### RECORDS SUPPLIED
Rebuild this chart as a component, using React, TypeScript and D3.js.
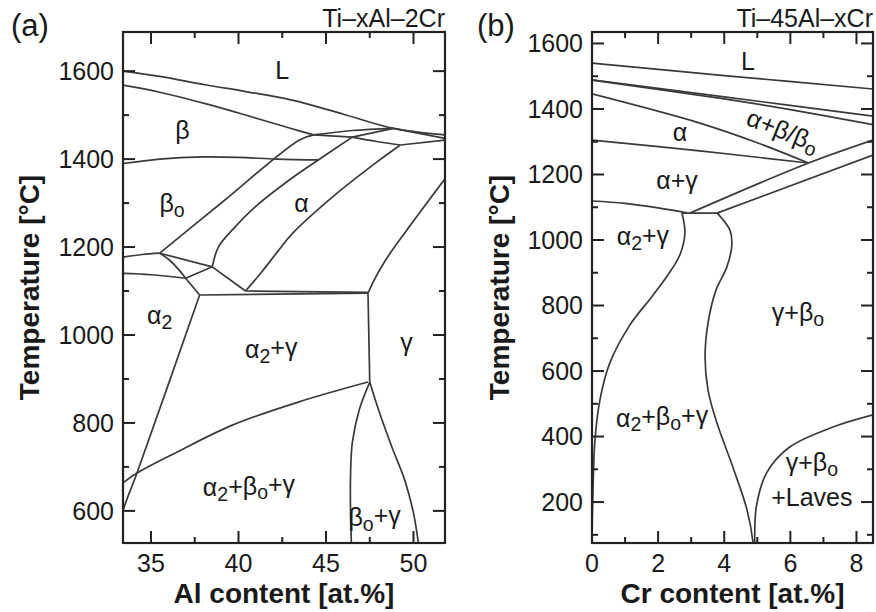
import React from "react";
import * as d3 from "d3";

type P = [number, number];

// ---------- Panel (a): Ti–xAl–2Cr ----------
const aTitle = "Ti\u2013xAl\u20132Cr";
const aXTicks = [35, 40, 45, 50];
const aXMinor = [37.5, 42.5, 47.5];
const aYTicks = [600, 800, 1000, 1200, 1400, 1600];
const aYMinor = [700, 900, 1100, 1300, 1500];

const aLiquidus: P[] = [[33.4, 1600], [35.5, 1588], [38.1, 1569], [40.5, 1553], [43.06, 1534], [46, 1502], [48.85, 1470], [51.8, 1455]];
const aBetaSolidus: P[] = [[33.4, 1568], [35.5, 1552], [38.1, 1526], [40.5, 1499], [43.06, 1469], [44.3, 1455]];
const aPeritecticUp: P[] = [[44.3, 1455], [46.5, 1465], [48.85, 1470]];
const aPeritecticLow: P[] = [[44.3, 1455], [46.5, 1450]];
const aPeritecticMid: P[] = [[46.5, 1450], [48.85, 1470]];
const aAlphaSolidus: P[] = [[46.5, 1450], [47.9, 1440], [49.25, 1432]];
const aRightTop1: P[] = [[49.25, 1432], [51.8, 1443]];
const aRightTop2: P[] = [[48.85, 1470], [51.8, 1447]];
const aBetaAlpha: P[] = [[35.5, 1186], [39.1, 1303], [43.46, 1443], [44.3, 1455]];
const aAlphaBeta: P[] = [[38.5, 1155], [38.85, 1200], [39.65, 1239], [40.97, 1292], [43.06, 1357], [44.6, 1399], [46.5, 1450]];
const aAlphaGamma: P[] = [[40.4, 1100], [41.3, 1142], [42.3, 1193], [43.06, 1230], [45.5, 1318], [47.9, 1393], [49.25, 1432]];
const aGammaAlpha: P[] = [[47.4, 1095], [47.75, 1125], [48.4, 1170], [49.5, 1232], [51.8, 1355]];
const aBetaOrder: P[] = [[33.4, 1390], [35.5, 1400], [37.9, 1405], [40, 1404], [42.2, 1400], [44.6, 1398]];
const aLeftUpper: P[] = [[33.4, 1177], [34.5, 1183], [35.5, 1186]];
const aJ5J6: P[] = [[35.5, 1186], [36.07, 1170], [36.6, 1148], [36.98, 1129], [37.78, 1091]];
const aJ5J7: P[] = [[35.5, 1186], [38.5, 1155]];
const aLeftLower: P[] = [[33.4, 1140], [35, 1137], [36.98, 1129]];
const aJunctionJ7: P[] = [[36.98, 1129], [38.5, 1155]];
const aJ7J8: P[] = [[38.5, 1155], [40.4, 1100]];
const aEutectoid1: P[] = [[37.78, 1091], [47.4, 1095]];
const aEutectoid2: P[] = [[40.4, 1100], [47.4, 1097]];
const aAlpha2Gamma: P[] = [[37.78, 1091], [34.2, 686], [33.4, 600], [33.25, 560]];
const aEutectoidLow: P[] = [[33.4, 664], [34.2, 686], [36.5, 734], [39.65, 795], [43.46, 848], [47.4, 893]];
const aVertical: P[] = [[47.4, 1095], [47.5, 893]];
const aBetaGammaLeft: P[] = [[47.5, 893], [46.9, 830], [46.5, 754], [46.4, 678], [46.4, 602], [46.45, 527]];
const aBetaGammaRight: P[] = [[47.5, 893], [48.0, 830], [48.76, 746], [49.5, 670], [50.0, 595], [50.28, 527]];

const aLines: P[][] = [aLiquidus, aBetaSolidus, aPeritecticUp, aPeritecticLow, aPeritecticMid, aAlphaSolidus, aRightTop1, aRightTop2,
  aBetaAlpha, aAlphaBeta, aAlphaGamma, aGammaAlpha, aBetaOrder, aLeftUpper, aJ5J6, aJ5J7, aLeftLower, aJunctionJ7, aJ7J8,
  aEutectoid1, aEutectoid2, aAlpha2Gamma, aEutectoidLow, aVertical, aBetaGammaLeft, aBetaGammaRight];

const aLabelText = ["L", "β", "β_o", "α", "α_2", "α_2+γ", "γ", "α_2+β_o+γ", "β_o+γ"];
const aLabelX = [42.5, 36.8, 36.2, 43.6, 35.5, 41.87, 49.6, 40.6, 47.78];
const aLabelT = [1603, 1465, 1300, 1300, 1045, 968, 984, 654, 586];

// ---------- Panel (b): Ti–45Al–xCr ----------
const bTitle = "Ti\u201345Al\u2013xCr";
const bXTicks = [0, 2, 4, 6, 8];
const bXMinor = [1, 3, 5, 7];
const bYTicks = [200, 400, 600, 800, 1000, 1200, 1400, 1600];
const bYMinor = [100, 300, 500, 700, 900, 1100, 1300, 1500];

const bLiquidus: P[] = [[0, 1540], [4, 1502], [8.5, 1461]];
const bSolidusA: P[] = [[0, 1489], [4, 1437], [8.5, 1378]];
const bSolidusB: P[] = [[0, 1488], [4, 1431], [6, 1398], [8.5, 1352]];
const bAlphaTop: P[] = [[0, 1446], [3.26, 1357], [5, 1297], [6.55, 1235]];
const bAlphaBottom: P[] = [[0, 1305], [3.26, 1272], [6.55, 1235]];
const bGammaBetaUpper: P[] = [[2.96, 1082], [6.55, 1235], [8.5, 1305]];
const bGammaBetaLower: P[] = [[3.78, 1082], [8.5, 1259]];
const bAlpha2GammaTop: P[] = [[0, 1119], [1.0, 1112], [2.0, 1098], [2.87, 1083]];
const bEutectoid: P[] = [[2.72, 1082], [3.85, 1082]];
const bAlpha2Right: P[] = [[2.72, 1083], [2.81, 1022], [2.66, 955], [2.3, 894], [1.81, 827], [1.15, 741], [0.54, 625], [0.24, 512], [0.09, 390], [0.03, 237], [0, 84], [0, 60]];
const bGammaBetaCurve: P[] = [[3.78, 1083], [4.17, 1031], [4.23, 985], [4.08, 918], [3.75, 847], [3.51, 747], [3.42, 643], [3.51, 542], [3.78, 441], [4.26, 307], [4.69, 176], [4.87, 78], [4.88, 60]];
const bLaves: P[] = [[4.92, 60], [4.92, 78], [4.97, 185], [5.28, 289], [5.98, 368], [7.29, 429], [8.5, 466]];

const bLines: P[][] = [bLiquidus, bSolidusA, bSolidusB, bAlphaTop, bAlphaBottom, bGammaBetaUpper, bGammaBetaLower,
  bAlpha2GammaTop, bEutectoid, bAlpha2Right, bGammaBetaCurve, bLaves];

const bLabelText = ["L", "α", "α+β/β_o", "α+γ", "α_2+γ", "γ+β_o", "α_2+β_o+γ", "γ+β_o", "+Laves"];
const bLabelX = [4.72, 2.66, 5.78, 2.57, 1.54, 6.23, 2.12, 6.65, 6.65];
const bLabelT = [1547, 1330, 1335, 1183, 1010, 780, 457, 322, 214];
const bLabelAngle = [0, 0, 22, 0, 0, 0, 0, 0, 0];

// ---------- layout ----------
const FONT = "'Liberation Sans', Arial, Helvetica, sans-serif";
const TOP = 32;
const BOTTOM = 543;
const LINE_COLOR = "#3a3a3a";
const TEXT_COLOR = "#1a1a1a";

function renderLabel(s: string) {
  // "_x" marks a single subscript character
  const segs: { t: string; sub: boolean }[] = [];
  let buf = "";
  for (let i = 0; i < s.length; i++) {
    if (s[i] === "_" && i + 1 < s.length) {
      if (buf) segs.push({ t: buf, sub: false });
      buf = "";
      segs.push({ t: s[i + 1], sub: true });
      i++;
    } else {
      buf += s[i];
    }
  }
  if (buf) segs.push({ t: buf, sub: false });
  let prevSub = false;
  return segs.map((sg, k) => {
    let dy: string | undefined;
    if (sg.sub) dy = "0.25em";
    else if (prevSub) dy = "-0.25em";
    prevSub = sg.sub;
    return (
      <tspan key={k} dy={dy} fontSize={sg.sub ? "0.78em" : undefined}>{sg.t}</tspan>
    );
  });
}

interface PanelProps {
  id: string;
  left: number;
  right: number;
  xDomain: [number, number];
  yDomain: [number, number];
  xTicks: number[];
  xMinor: number[];
  yTicks: number[];
  yMinor: number[];
  lines: P[][];
  labelText: string[];
  labelX: number[];
  labelT: number[];
  labelAngle?: number[];
  title: string;
  tag: string;
  tagX: number;
  xTitle: string;
  yTitleX: number;
}

function Panel(p: PanelProps) {
  const x = d3.scaleLinear().domain(p.xDomain).range([p.left, p.right]);
  const y = d3.scaleLinear().domain(p.yDomain).range([BOTTOM, TOP]);
  const line = d3.line<P>().x((d) => x(d[0])).y((d) => y(d[1])).curve(d3.curveCatmullRom.alpha(0.5));
  const major = 12;
  const minor = 6;
  const cx = (p.left + p.right) / 2;
  const cy = (TOP + BOTTOM) / 2;
  return (
    <g>
      <defs>
        <clipPath id={"clip-" + p.id}>
          <rect x={p.left} y={TOP} width={p.right - p.left} height={BOTTOM - TOP} />
        </clipPath>
      </defs>
      <g clipPath={`url(#clip-${p.id})`} fill="none" stroke={LINE_COLOR} strokeWidth={1.7} strokeLinejoin="round">
        {p.lines.map((l, i) => (
          <path key={i} d={line(l) || ""} />
        ))}
      </g>
      <g stroke="#222" strokeWidth={2}>
        {p.xTicks.map((t) => (
          <g key={"xt" + t}>
            <line x1={x(t)} x2={x(t)} y1={BOTTOM} y2={BOTTOM - major} />
            <line x1={x(t)} x2={x(t)} y1={TOP} y2={TOP + major} />
          </g>
        ))}
        {p.xMinor.map((t) => (
          <g key={"xm" + t}>
            <line x1={x(t)} x2={x(t)} y1={BOTTOM} y2={BOTTOM - minor} />
            <line x1={x(t)} x2={x(t)} y1={TOP} y2={TOP + minor} />
          </g>
        ))}
        {p.yTicks.map((t) => (
          <g key={"yt" + t}>
            <line x1={p.left} x2={p.left + major} y1={y(t)} y2={y(t)} />
            <line x1={p.right} x2={p.right - major} y1={y(t)} y2={y(t)} />
          </g>
        ))}
        {p.yMinor.map((t) => (
          <g key={"ym" + t}>
            <line x1={p.left} x2={p.left + minor} y1={y(t)} y2={y(t)} />
            <line x1={p.right} x2={p.right - minor} y1={y(t)} y2={y(t)} />
          </g>
        ))}
      </g>
      <rect x={p.left} y={TOP} width={p.right - p.left} height={BOTTOM - TOP} fill="none" stroke="#222" strokeWidth={2.2} />
      <g fontFamily={FONT} fontSize={25} fill={TEXT_COLOR}>
        {p.xTicks.map((t) => (
          <text key={"xl" + t} x={x(t)} y={572} textAnchor="middle">{t}</text>
        ))}
        {p.yTicks.map((t) => (
          <text key={"yl" + t} x={p.left - 9} y={y(t)} dy="0.35em" textAnchor="end">{t}</text>
        ))}
      </g>
      <g fontFamily={FONT} fontSize={25} fill={TEXT_COLOR}>
        {p.labelText.map((s, i) => {
          const lx = x(p.labelX[i]);
          const ly = y(p.labelT[i]);
          const ang = p.labelAngle ? p.labelAngle[i] : 0;
          return (
            <text key={"lab" + i} x={lx} y={ly} dy="0.35em" textAnchor="middle"
              transform={ang ? `rotate(${ang},${lx},${ly})` : undefined}>
              {renderLabel(s)}
            </text>
          );
        })}
      </g>
      <text x={p.right} y={27} textAnchor="end" fontFamily={FONT} fontSize={25} fill={TEXT_COLOR}>{p.title}</text>
      <text x={p.tagX} y={36} fontFamily={FONT} fontSize={31} fill={TEXT_COLOR}>{p.tag}</text>
      <text x={cx} y={603} textAnchor="middle" fontFamily={FONT} fontSize={28} fontWeight="bold" fill={TEXT_COLOR}>{p.xTitle}</text>
      <text x={p.yTitleX} y={cy} textAnchor="middle" fontFamily={FONT} fontSize={28} fontWeight="bold" fill={TEXT_COLOR}
        transform={`rotate(-90,${p.yTitleX},${cy})`}>Temperature [°C]</text>
    </g>
  );
}

export default function App() {
  return (
    <svg width={876} height={612} viewBox="0 0 876 612" style={{ display: "block", position: "absolute", left: 0, top: 0, background: "#fff" }}>
      <rect x={0} y={0} width={876} height={612} fill="#fff" />
      <Panel id="a" left={123} right={445} xDomain={[33.4, 51.8]} yDomain={[527, 1689]}
        xTicks={aXTicks} xMinor={aXMinor} yTicks={aYTicks} yMinor={aYMinor} lines={aLines}
        labelText={aLabelText} labelX={aLabelX} labelT={aLabelT}
        title={aTitle} tag="(a)" tagX={11} xTitle="Al content [at.%]" yTitleX={39} />
      <Panel id="b" left={592} right={873} xDomain={[0, 8.5]} yDomain={[75, 1635]}
        xTicks={bXTicks} xMinor={bXMinor} yTicks={bYTicks} yMinor={bYMinor} lines={bLines}
        labelText={bLabelText} labelX={bLabelX} labelT={bLabelT} labelAngle={bLabelAngle}
        title={bTitle} tag="(b)" tagX={477} xTitle="Cr content [at.%]" yTitleX={509} />
    </svg>
  );
}
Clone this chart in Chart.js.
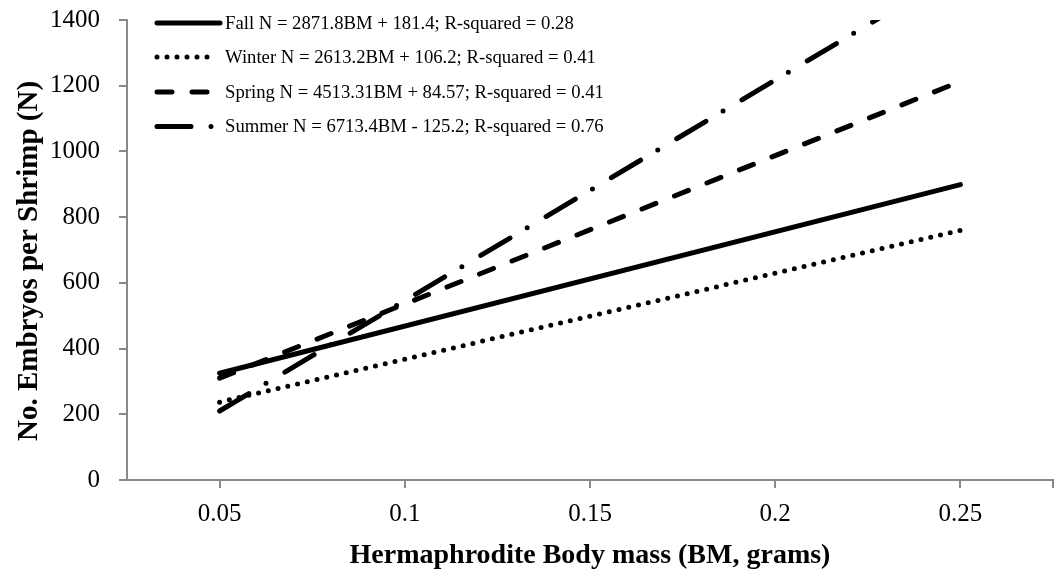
<!DOCTYPE html>
<html>
<head>
<meta charset="utf-8">
<script src="https://cdn.jsdelivr.net/npm/chart.js@4/dist/chart.umd.min.js"></script>
<style>
html,body{margin:0;padding:0;background:#fff;}
#wrap{width:1058px;height:571px;position:relative;}
</style>
</head>
<body>
<div id="wrap"><canvas id="c"></canvas></div>
<script>
// ---- data ----
const bodyMass = [0.05, 0.25];
const fallN = [325, 899];
const winterN = [237, 760];
const springN = [310, 1213];
const summerN = [210, 1553];
const seriesLabels = [
  'Fall N = 2871.8BM + 181.4; R-squared = 0.28',
  'Winter N = 2613.2BM + 106.2; R-squared = 0.41',
  'Spring N = 4513.31BM + 84.57; R-squared = 0.41',
  'Summer N = 6713.4BM - 125.2; R-squared = 0.76'
];
const xTickValues = [0.05, 0.1, 0.15, 0.2, 0.25, 0.275];
const xTickLabels = ['0.05', '0.1', '0.15', '0.2', '0.25', ''];
const yTickValues = [0, 200, 400, 600, 800, 1000, 1200, 1400];
const xTitle = 'Hermaphrodite Body mass (BM, grams)';
const yTitle = 'No. Embryos per Shrimp (N)';

// ---- styles ----
const dashes = [[], [0, 10], [15, 20], [34, 20, 0, 22]];
const allSeries = [fallN, winterN, springN, summerN];
const axisGray = '#898989';
const serif = "'Liberation Serif', 'Times New Roman', serif";

const datasets = allSeries.map((vals, i) => ({
  label: seriesLabels[i],
  data: bodyMass.map((x, j) => ({x: x, y: vals[j]})),
  borderColor: '#000',
  backgroundColor: '#000',
  borderWidth: 5,
  borderCapStyle: 'round',
  borderDash: dashes[i],
  pointRadius: 0,
  pointHoverRadius: 0,
  fill: false,
  tension: 0,
  clip: 0
}));

const overlay = {
  id: 'overlay',
  afterDraw(chart) {
    const ctx = chart.ctx;
    ctx.save();
    // legend
    const rowY = [23, 57, 92, 126.5];
    const lineEnd = [220, 215, 215, 215];
    chart.data.datasets.forEach((ds, i) => {
      ctx.beginPath();
      ctx.strokeStyle = ds.borderColor;
      ctx.lineWidth = ds.borderWidth;
      ctx.lineCap = 'round';
      ctx.setLineDash(ds.borderDash);
      ctx.moveTo(157, rowY[i]);
      ctx.lineTo(lineEnd[i], rowY[i]);
      ctx.stroke();
      ctx.setLineDash([]);
      ctx.fillStyle = '#000';
      ctx.font = '18.7px ' + serif;
      ctx.textAlign = 'left';
      ctx.textBaseline = 'middle';
      ctx.fillText(ds.label, 225, rowY[i] + 1);
    });
    // axis titles
    ctx.fillStyle = '#000';
    ctx.textAlign = 'center';
    ctx.textBaseline = 'alphabetic';
    ctx.font = 'bold 28px ' + serif;
    ctx.fillText(xTitle, 590, 563);
    ctx.font = 'bold 29px ' + serif;
    ctx.translate(37, 261);
    ctx.rotate(-Math.PI / 2);
    ctx.fillText(yTitle, 0, 0);
    ctx.restore();
  }
};

function noPad(s) { s.paddingTop = 0; s.paddingBottom = 0; s.paddingLeft = 0; s.paddingRight = 0; }

new Chart(document.getElementById('c'), {
  type: 'line',
  data: {datasets: datasets},
  options: {
    responsive: true,
    maintainAspectRatio: false,
    animation: false,
    events: [],
    layout: {padding: {top: 20, right: 5, left: 0, bottom: 0}},
    plugins: {legend: {display: false}, tooltip: {enabled: false}, title: {display: false}},
    scales: {
      x: {
        type: 'linear',
        min: 0.025,
        max: 0.275,
        afterBuildTicks: s => { s.ticks = xTickValues.map(v => ({value: v})); },
        afterFit: s => { s.height = 91; noPad(s); },
        ticks: {
          autoSkip: false, maxRotation: 0, minRotation: 0,
          color: '#000', padding: 11,
          font: {family: serif, size: 25},
          callback: (v, i) => xTickLabels[i]
        },
        grid: {drawOnChartArea: false, drawTicks: true, tickLength: 8, color: axisGray, lineWidth: 2},
        border: {display: true, color: axisGray, width: 2}
      },
      y: {
        type: 'linear',
        min: 0,
        max: 1400,
        afterBuildTicks: s => { s.ticks = yTickValues.map(v => ({value: v})); },
        afterFit: s => { s.width = 127; noPad(s); },
        ticks: {
          color: '#000', padding: 19,
          font: {family: serif, size: 25},
          callback: v => String(v)
        },
        grid: {drawOnChartArea: false, drawTicks: true, tickLength: 8, color: axisGray, lineWidth: 2},
        border: {display: true, color: axisGray, width: 2}
      }
    }
  },
  plugins: [overlay]
});
</script>
</body>
</html>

### THE PROBLEM
Output the records above as they stand, from the first line to the line with "const aYMinor = [700, 900, 1100, 1300, 1500];", inclusive, and exclude the pictures.

### ANSWER
Rebuild this chart as a component, using React, TypeScript and D3.js.
import React from "react";
import * as d3 from "d3";

type P = [number, number];

// ---------- Panel (a): Ti–xAl–2Cr ----------
const aTitle = "Ti\u2013xAl\u20132Cr";
const aXTicks = [35, 40, 45, 50];
const aXMinor = [37.5, 42.5, 47.5];
const aYTicks = [600, 800, 1000, 1200, 1400, 1600];
const aYMinor = [700, 900, 1100, 1300, 1500];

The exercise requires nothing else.